Tuesday, November 5, 2013

Book Review: The Marbury Lens by Andrew Smith

I think for the duration of this month, since I'm doing NaNoWriMo, I'm going to cut myself some slack and just use the publisher's description on my book reviews.  Lazy, I know, but it's either that or put the blog on hiatus and I don't want to do that.  I give you the Goodreads description:
Sixteen-year-old Jack gets drunk and is in the wrong place at the wrong time. He is kidnapped. He escapes, narrowly. The only person he tells is his best friend, Conner. When they arrive in London as planned for summer break, a stranger hands Jack a pair of glasses. Through the lenses, he sees another world called Marbury.

There is war in Marbury. It is a desolate and murderous place where Jack is responsible for the survival of two younger boys. Conner is there, too. But he’s trying to kill them.

Meanwhile, Jack is falling in love with an English girl, and afraid he’s losing his mind.
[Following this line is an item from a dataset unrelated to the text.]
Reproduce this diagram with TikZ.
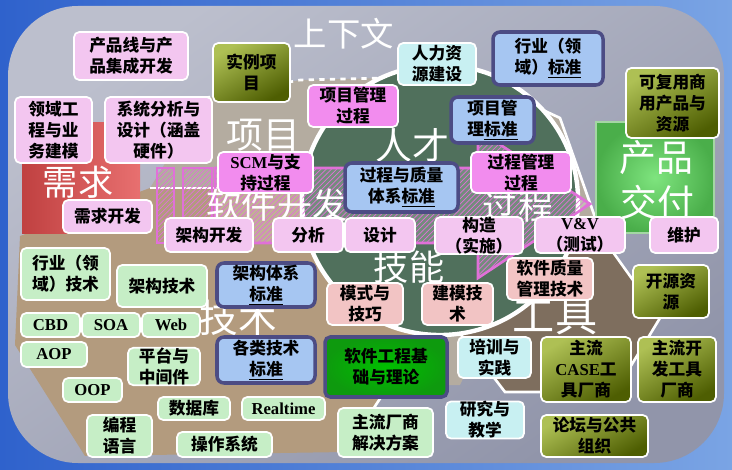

Conner tells Jack it’s going to be okay.

But it’s not.

Andrew Smith has written his most beautiful and personal novel yet, as he explores the nightmarish outer limits of what trauma can do to our bodies and our minds
I'll just come right out and say that I do not agree with the publisher's claim that this is a "beautiful and personal novel."  I was so underwhelmed with the quality of the writing.  I had it in my mind that this is a modern classic and expected it to be on the more literary end of the scale.  Instead just seemed pointless.  I had expected that Jack's attack in the beginning of the book would have something to do with his journeys to Marbury, but the two remain largely unrelated throughout the entirety of the book.  Which leads me to wonder why the attack is included.  I felt like I was reading two very different, in no way connected books.  One was about Marbury and one was about a boy who survives a traumatic assault.

It also suffers from some of the usual YA cliches, such as total and complete lack of adult supervision for any and all teens in the book.  Not a SINGLE teen has an involved or caring parent or teacher?  They're all just allowed to gad about Europe unsupervised?  Where do they get money?   The boys constantly rag each other about being "gay", which gets old after oh the first time.  I think the author was trying to use it in an interesting way to tackle the issue of Jack being assaulted by a man, but it just came out gross.

Entertainment Value
I came away feeling like there was no point to the story.  Bad things happen to Jack, he goes to Europe, he finds Marbury, things happen in Marbury with no point or resolution, book ends.  I felt like the majority of the book was meant to be shocking.  Graphic sexual assault and then loads and loads of violence perpetrated on and by teens and children.  Unfortunately, the book doesn't make a comment on the violence, it just describes it.  I could have gotten past the graphic nature of the book if I felt like it served a purpose, but it didn't.  It was just there to be shocking.

I don't recommend it.  I was bored and put off by the pointless graphic violence.  It obviously has an audience, but it wasn't for me.

1 comment:

  1. Good luck with your writing this month!
    Sorry this one didn't work out well. I have a student who's reading it and seems to be enjoying it.